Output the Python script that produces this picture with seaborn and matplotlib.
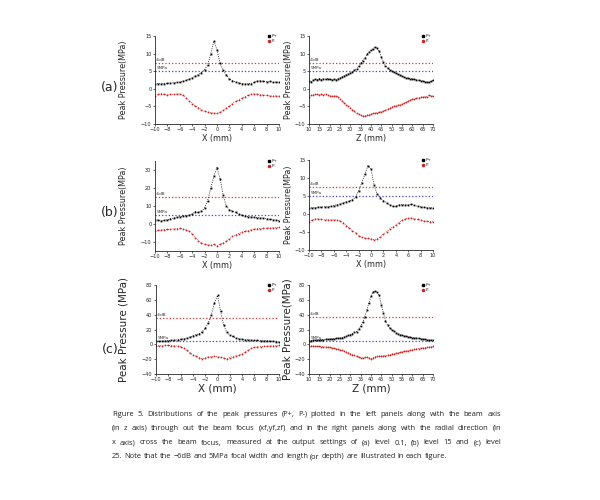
import numpy as np
import matplotlib
matplotlib.use("Agg")
import matplotlib.pyplot as plt
import seaborn as sns
from matplotlib.lines import Line2D

sns.set_style("ticks")
plt.rcParams['font.family'] = ['DejaVu Sans']

# sample positions (mm)
x_mm = np.arange(-10, 10.5, 0.5)
z_mm = np.arange(10, 71, 1)

# (a) level 0.1
a_x_pos = [1.3,1.5,1.5,1.5,1.6,1.6,1.7,1.8,1.9,2.1,2.4,2.8,3.1,3.6,4.0,4.6,5.4,6.8,10.0,13.6,11.0,
           7.3,5.3,3.8,2.9,2.3,1.9,1.7,1.5,1.4,1.4,1.5,1.8,2.2,2.3,2.1,2.0,2.1,1.8,1.9,1.8]
a_x_neg = [-2.1,-1.6,-1.4,-1.6,-1.7,-1.6,-1.6,-1.5,-1.4,-1.8,-2.6,-3.4,-4.2,-4.8,-5.4,-5.9,-6.4,-6.6,-6.8,-6.9,-7.0,
           -6.6,-6.1,-5.5,-4.9,-4.2,-3.6,-3.1,-2.6,-2.2,-1.9,-1.6,-1.4,-1.5,-1.7,-1.8,-1.9,-2.0,-2.1,-2.0,-2.1]
a_z_pos = [2.2,2.0,2.5,2.7,2.6,2.9,2.6,2.8,2.7,2.9,2.7,2.6,2.7,2.6,2.9,3.1,3.4,3.7,4.0,4.2,
           4.5,4.8,5.2,5.7,6.4,7.2,8.0,8.8,9.8,10.4,11.0,11.4,11.9,11.5,10.6,9.0,7.5,6.5,5.9,5.4,
           5.0,4.7,4.4,4.1,3.8,3.6,3.3,3.1,3.0,2.9,2.8,2.7,2.6,2.4,2.3,2.2,2.0,1.9,1.8,2.1,2.4]
a_z_neg = [-2.2,-1.9,-1.7,-1.6,-1.6,-1.7,-1.6,-1.7,-1.6,-1.8,-2.0,-2.0,-2.1,-2.0,-2.3,-2.8,-3.4,-4.0,-4.5,-4.9,
           -5.4,-5.9,-6.4,-6.9,-7.3,-7.5,-7.7,-7.6,-7.5,-7.4,-7.2,-7.0,-6.9,-6.8,-6.6,-6.5,-6.3,-6.1,-5.8,-5.5,
           -5.3,-5.0,-4.8,-4.6,-4.5,-4.3,-4.0,-3.8,-3.5,-3.2,-3.0,-2.8,-2.7,-2.5,-2.4,-2.3,-2.2,-2.2,-1.9,-2.0,-2.1]

# (b) level 15
b_l_pos = [2.4,2.1,1.9,2.0,2.4,2.9,3.3,3.7,4.1,4.4,4.7,5.0,5.4,6.9,6.4,7.0,9.0,13.0,20.0,26.5,31.3,
           25.0,16.0,10.0,8.0,7.0,6.5,5.5,4.8,4.4,4.1,3.9,3.7,3.5,3.4,3.2,2.9,2.6,2.4,2.2,1.9]
b_l_neg = [-3.8,-3.5,-3.3,-3.1,-3.0,-2.9,-2.8,-2.6,-2.4,-2.8,-3.2,-4.0,-5.3,-7.5,-9.4,-10.5,-11.3,-11.6,-11.8,-11.3,-12.2,
           -11.2,-10.5,-9.6,-8.5,-6.9,-6.0,-5.3,-4.7,-4.1,-3.7,-3.2,-2.8,-2.6,-2.5,-2.4,-2.3,-2.2,-2.1,-2.0,-1.9]
b_r_pos = [1.7,1.7,1.8,1.9,1.9,2.0,2.0,2.1,2.3,2.6,2.8,3.1,3.4,3.6,4.0,4.6,6.4,8.6,11.0,13.4,12.5,
           8.0,5.5,4.5,3.7,3.1,2.6,2.2,2.1,2.5,2.6,2.5,2.5,2.8,2.4,2.1,2.0,1.9,1.8,1.7,1.7]
b_r_neg = [-2.1,-1.7,-1.4,-1.3,-1.5,-1.6,-1.6,-1.6,-1.6,-1.7,-1.9,-2.4,-3.2,-3.9,-4.6,-5.3,-6.1,-6.5,-6.7,-6.8,-6.9,
           -7.1,-6.9,-6.3,-5.6,-4.9,-4.2,-3.6,-3.0,-2.4,-1.8,-1.4,-1.2,-1.1,-1.3,-1.5,-1.7,-1.9,-2.0,-2.1,-2.1]

# (c) level 25
c_x_pos = [3.9,4.2,4.4,4.7,4.9,5.2,5.6,6.2,6.8,7.5,8.4,10.0,11.6,13.0,14.2,17.0,21.8,29.0,40.0,56.0,66.0,
           45.0,26.0,16.0,12.8,10.6,8.6,7.6,6.9,6.3,5.9,5.6,5.3,5.2,5.0,4.9,4.8,4.5,4.0,3.5,3.0]
c_x_neg = [-2.0,-1.8,-1.6,-1.5,-1.5,-1.6,-1.8,-2.2,-3.0,-5.5,-8.0,-11.8,-14.0,-16.0,-18.0,-19.4,-18.2,-17.0,-16.5,-16.3,-16.6,
           -17.6,-18.5,-19.4,-18.0,-16.5,-15.3,-14.5,-13.0,-10.5,-8.0,-5.5,-4.0,-3.4,-3.0,-2.8,-2.5,-2.3,-2.0,-1.8,-1.5]
c_z_pos = [4.8,5.0,5.2,5.5,5.8,6.1,6.3,6.5,6.7,6.9,7.0,7.3,7.6,7.9,8.2,8.4,9.0,9.7,10.6,12.0,
           13.2,14.6,16.0,17.3,20.5,24.5,30.0,37.4,46.0,56.0,65.0,70.5,72.0,70.0,66.0,53.0,42.0,32.0,26.0,22.0,
           19.6,17.8,15.8,14.3,13.2,12.3,11.5,10.8,10.2,9.7,9.2,8.8,8.4,8.0,7.5,7.1,6.6,6.1,5.8,5.5,5.2]
c_z_neg = [-2.0,-2.1,-2.2,-2.4,-2.6,-2.8,-3.0,-3.2,-3.5,-3.8,-4.2,-4.7,-5.2,-5.8,-6.5,-7.3,-8.2,-9.3,-10.4,-11.5,
           -12.7,-13.8,-15.0,-16.2,-17.3,-17.8,-17.9,-17.7,-17.6,-18.5,-19.4,-18.2,-16.8,-16.3,-16.0,-15.7,-15.4,-15.1,-14.6,-14.0,
           -13.3,-12.6,-12.0,-11.4,-10.8,-10.2,-9.6,-9.0,-8.4,-7.9,-7.3,-6.8,-6.2,-5.7,-5.2,-4.8,-4.4,-4.1,-3.8,-3.3,-2.8]

# -6dB levels for each panel
db6_levels = [7.3, 7.3, 15, 7.5, 36, 36.5]
mpa5_level = 5

caption = [
    "Figure 5. Distributions of the peak pressures (P+, P-) plotted in the left panels along with the beam axis",
    "(in z axis) through out the beam focus (xf,yf,zf) and in the right panels along with the radial direction (in",
    "x axis) cross the beam focus, measured at the output settings of (a) level 0.1, (b) level 15 and (c) level",
    "25. Note that the \u22126dB and 5MPa focal width and length (or depth) are illustrated in each figure.",
]

panels = [
    # pos, x, pos data, neg data, xlabel, ylabel, ylim, yticks, big
    ([0.2583, 0.752, 0.2067, 0.176], x_mm, a_x_pos, a_x_neg, "X (mm)", "Peak Pressure(MPa)", (-10, 15), range(-10, 16, 5), False),
    ([0.515, 0.752, 0.2067, 0.176], z_mm, a_z_pos, a_z_neg, "Z (mm)", "Peak Pressure(MPa)", (-10, 15), range(-10, 16, 5), False),
    ([0.2583, 0.498, 0.2067, 0.18], x_mm, b_l_pos, b_l_neg, "X (mm)", "Peak Pressure(MPa)", (-15, 35), range(-10, 31, 10), False),
    ([0.515, 0.50, 0.2067, 0.18], x_mm, b_r_pos, b_r_neg, "X (mm)", "Peak Pressure(MPa)", (-10, 15), range(-10, 16, 5), False),
    ([0.26, 0.252, 0.205, 0.178], x_mm, c_x_pos, c_x_neg, "X (mm)", "Peak Pressure (MPa)", (-40, 80), range(-40, 81, 20), True),
    ([0.515, 0.252, 0.2067, 0.178], z_mm, c_z_pos, c_z_neg, "Z (mm)", "Peak Pressure(MPa)", (-40, 80), range(-40, 81, 20), True),
]

fig = plt.figure(figsize=(6, 5), dpi=100)
fig.patch.set_facecolor("white")

for i, (pos, xs, yp, yn, xlab, ylab, ylim, yt, big) in enumerate(panels):
    ax = fig.add_axes(pos)
    ax.set_facecolor("white")
    xlim = (xs[0], xs[-1])
    ax.axhline(db6_levels[i], color="#e03030", ls=":", lw=0.9)
    ax.axhline(mpa5_level, color="#4040d0", ls=":", lw=0.9)
    sns.lineplot(x=xs, y=yp, ax=ax, color="black", marker="s", markersize=1.3,
                 markeredgewidth=0, linestyle=":", linewidth=0.6)
    sns.lineplot(x=xs, y=yn, ax=ax, color="#d02020", marker="o", markersize=1.3,
                 markeredgewidth=0, linestyle=":", linewidth=0.6)
    ax.set_xlim(xlim)
    ax.set_ylim(ylim)
    ax.set_yticks(list(yt))
    if xs is x_mm:
        ax.set_xticks(range(-10, 11, 2))
    else:
        ax.set_xticks(range(10, 71, 5))
    ax.tick_params(labelsize=3.6, length=1.5, width=0.5, pad=1)
    sns.despine(ax=ax)
    for s in ["left", "bottom"]:
        ax.spines[s].set_linewidth(0.6)
    span = ylim[1] - ylim[0]
    ax.text(xlim[0] + 0.01 * (xlim[1] - xlim[0]), db6_levels[i] + 0.02 * span, "-6dB", fontsize=3, color="#333333")
    ax.text(xlim[0] + 0.01 * (xlim[1] - xlim[0]), mpa5_level + 0.02 * span, "5MPa", fontsize=3, color="#333333")
    fs = 7.5 if big else 5.8
    ax.set_xlabel(xlab, fontsize=fs, labelpad=1)
    ax.set_ylabel(ylab, fontsize=fs, labelpad=1)
    ax.yaxis.set_label_coords(-0.22 if i % 2 == 0 else -0.13, 0.5)
    handles = [Line2D([], [], color="black", marker="s", ls="none", markersize=1.5),
               Line2D([], [], color="#d02020", marker="o", ls="none", markersize=1.5)]
    ax.legend(handles, ["P+", "P-"], fontsize=3, frameon=False, loc="upper right",
              bbox_to_anchor=(1.02, 1.06), handletextpad=0.2, labelspacing=0.2, handlelength=0.8)

for lab, y in [("(a)", 88), ("(b)", 213), ("(c)", 349)]:
    fig.text(110 / 600, 1 - y / 500, lab, fontsize=9, ha="center", va="center")

# justified caption, sized so the last (unjustified) line ends where the reference does
fig.canvas.draw()
renderer = fig.canvas.get_renderer()
left_px, right_px, last_end = 112, 501, 450
line_y = [414, 428, 443, 457]
probe = fig.text(0, 0, caption[-1], fontsize=6, family="Open Sans")
cap_fs = 6 * (last_end - left_px) / probe.get_window_extent(renderer).width
probe.remove()
sp1 = fig.text(0, 0, "a a", fontsize=cap_fs, family="Open Sans")
sp2 = fig.text(0, 0, "aa", fontsize=cap_fs, family="Open Sans")
space = sp1.get_window_extent(renderer).width - sp2.get_window_extent(renderer).width
sp1.remove()
sp2.remove()
for k, line in enumerate(caption):
    words = line.split(" ")
    texts = [fig.text(0, 0, w, fontsize=cap_fs, family="Open Sans", color="#222222", va="center") for w in words]
    widths = [t.get_window_extent(renderer).width for t in texts]
    if k < len(caption) - 1:
        gap = (right_px - left_px - sum(widths)) / (len(words) - 1)
    else:
        gap = space
    x = left_px
    for t, w in zip(texts, widths):
        t.set_position((x / 600, 1 - line_y[k] / 500))
        x += w + gap

fig.savefig("out.png", dpi=100, facecolor="white")
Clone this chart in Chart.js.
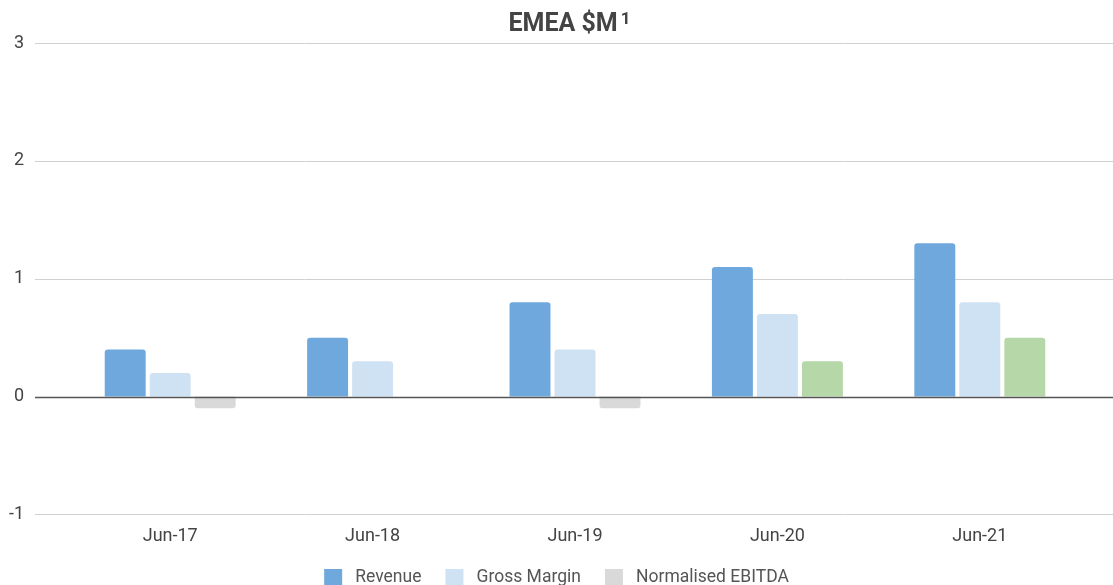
<!DOCTYPE html>
<html>
<head>
<meta charset="utf-8">
<title>EMEA $M</title>
<script src="https://cdn.jsdelivr.net/npm/chart.js@4.4.1/dist/chart.umd.min.js"></script>
<style>
  html, body { margin: 0; padding: 0; background: #fff; }
  #wrap { width: 1113px; height: 585px; }
</style>
</head>
<body>
<div id="wrap"><canvas id="emeaChart"></canvas></div>
<script>
const periods = ['Jun-17', 'Jun-18', 'Jun-19', 'Jun-20', 'Jun-21'];
const revenue = [0.4, 0.5, 0.8, 1.1, 1.3];
const grossMargin = [0.2, 0.3, 0.4, 0.7, 0.8];
const ebitda = [-0.1, 0, -0.1, 0.3, 0.5];
const yTicks = [-1, 0, 1, 2, 3];
const titleText = 'EMEA $M';
const titleNote = '1';

// horizontal grid lines run the full width, past the plot area,
// with the value labels sitting at their left end
const fullGrid = {
	id: 'fullGrid',
	beforeDatasetsDraw(chart) {
		const y = chart.scales.y;
		const c = chart.ctx;
		c.save();
		c.strokeStyle = '#d0d0d0';
		c.lineWidth = 1;
		yTicks.forEach(v => {
			if (v === 0) return;
			const py = Math.round(y.getPixelForValue(v)) + 0.5;
			c.beginPath();
			c.moveTo(35, py);
			c.lineTo(chart.width, py);
			c.stroke();
		});
		c.fillStyle = '#444';
		c.font = '18px Roboto, sans-serif';
		c.textAlign = 'right';
		c.textBaseline = 'middle';
		yTicks.forEach(v => c.fillText(String(v), 24, y.getPixelForValue(v)));
		c.restore();
	},
	afterDatasetsDraw(chart) {
		const y = chart.scales.y;
		const c = chart.ctx;
		const py = Math.round(y.getPixelForValue(0)) + 0.5;
		c.save();
		c.strokeStyle = '#555';
		c.lineWidth = 1.5;
		c.beginPath();
		c.moveTo(35, py);
		c.lineTo(chart.width, py);
		c.stroke();
		c.restore();
	}
};

// title with a raised footnote marker
const noteTitle = {
	id: 'noteTitle',
	afterDraw(chart) {
		const c = chart.ctx;
		const area = chart.chartArea;
		const big = 'bold 25px Roboto, sans-serif';
		const small = 'bold 17px Roboto, sans-serif';
		c.save();
		c.fillStyle = '#444';
		c.textBaseline = 'alphabetic';
		c.textAlign = 'left';
		c.font = big;
		const w1 = c.measureText(titleText).width;
		c.font = small;
		const w2 = c.measureText(titleNote).width + 3;
		const x0 = (area.left + area.right) / 2 - 5.5 - (w1 + w2) / 2;
		c.font = big;
		c.fillText(titleText, x0, 31);
		c.font = small;
		c.fillText(titleNote, x0 + w1 + 3, 24);
		c.restore();
	}
};

document.addEventListener('DOMContentLoaded', function () {
	const ctx = document.getElementById('emeaChart').getContext('2d');
	Chart.defaults.font.family = 'Roboto, sans-serif';
	Chart.defaults.color = '#444';

	new Chart(ctx, {
		type: 'bar',
		data: {
			labels: periods,
			datasets: [{
				label: 'Revenue',
				data: revenue,
				backgroundColor: '#6fa8dc'
			}, {
				label: 'Gross Margin',
				data: grossMargin,
				backgroundColor: '#cfe2f3'
			}, {
				label: 'Normalised EBITDA',
				data: ebitda,
				// green when positive, grey otherwise (legend uses grey)
				backgroundColor: c => (c.raw > 0 ? '#b6d7a8' : '#d9d9d9')
			}]
		},
		options: {
			responsive: true,
			maintainAspectRatio: false,
			animation: false,
			categoryPercentage: 0.667,
			barPercentage: 0.91,
			borderRadius: 3,
			layout: {
				padding: { left: 32, right: 32, top: 43, bottom: 0 }
			},
			plugins: {
				title: { display: false },
				legend: {
					position: 'bottom',
					maxHeight: 27,
					labels: {
						boxWidth: 18,
						boxHeight: 18,
						padding: 11,
						color: '#555',
						font: { size: 17.5 },
						// a little more air around each entry
						generateLabels: chart => {
							const items = Chart.defaults.plugins.legend.labels.generateLabels(chart);
							items.forEach((it, i) => {
								it.text = ' ' + it.text + (i < items.length - 1 ? '   ' : '');
							});
							return items;
						}
					}
				},
				tooltip: { enabled: false }
			},
			scales: {
				x: {
					grid: { display: false, drawTicks: false },
					border: { display: false },
					ticks: { padding: 11, font: { size: 18 }, color: '#444' }
				},
				y: {
					min: -1,
					max: 3,
					afterBuildTicks: s => { s.ticks = yTicks.map(v => ({ value: v })); },
					afterFit: s => { s.width = 37; },
					grid: { display: false, drawTicks: false },
					border: { display: false },
					ticks: { display: false }
				}
			}
		},
		plugins: [fullGrid, noteTitle]
	});
});
</script>
</body>
</html>
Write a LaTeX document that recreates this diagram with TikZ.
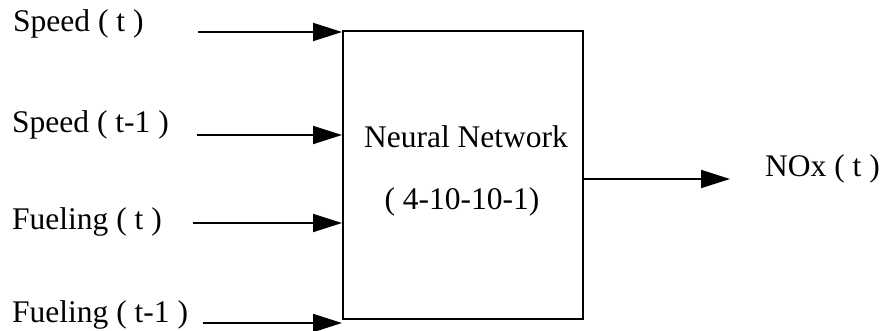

Given exercise:
Starting at the first line of the records above, set down each line exactly through the one that holds "z_mm = np.arange(10, 71, 1)". Omit pictures.

Exercise response:
Output the Python script that produces this picture with seaborn and matplotlib.
import numpy as np
import matplotlib
matplotlib.use("Agg")
import matplotlib.pyplot as plt
import seaborn as sns
from matplotlib.lines import Line2D

sns.set_style("ticks")
plt.rcParams['font.family'] = ['DejaVu Sans']

# sample positions (mm)
x_mm = np.arange(-10, 10.5, 0.5)
z_mm = np.arange(10, 71, 1)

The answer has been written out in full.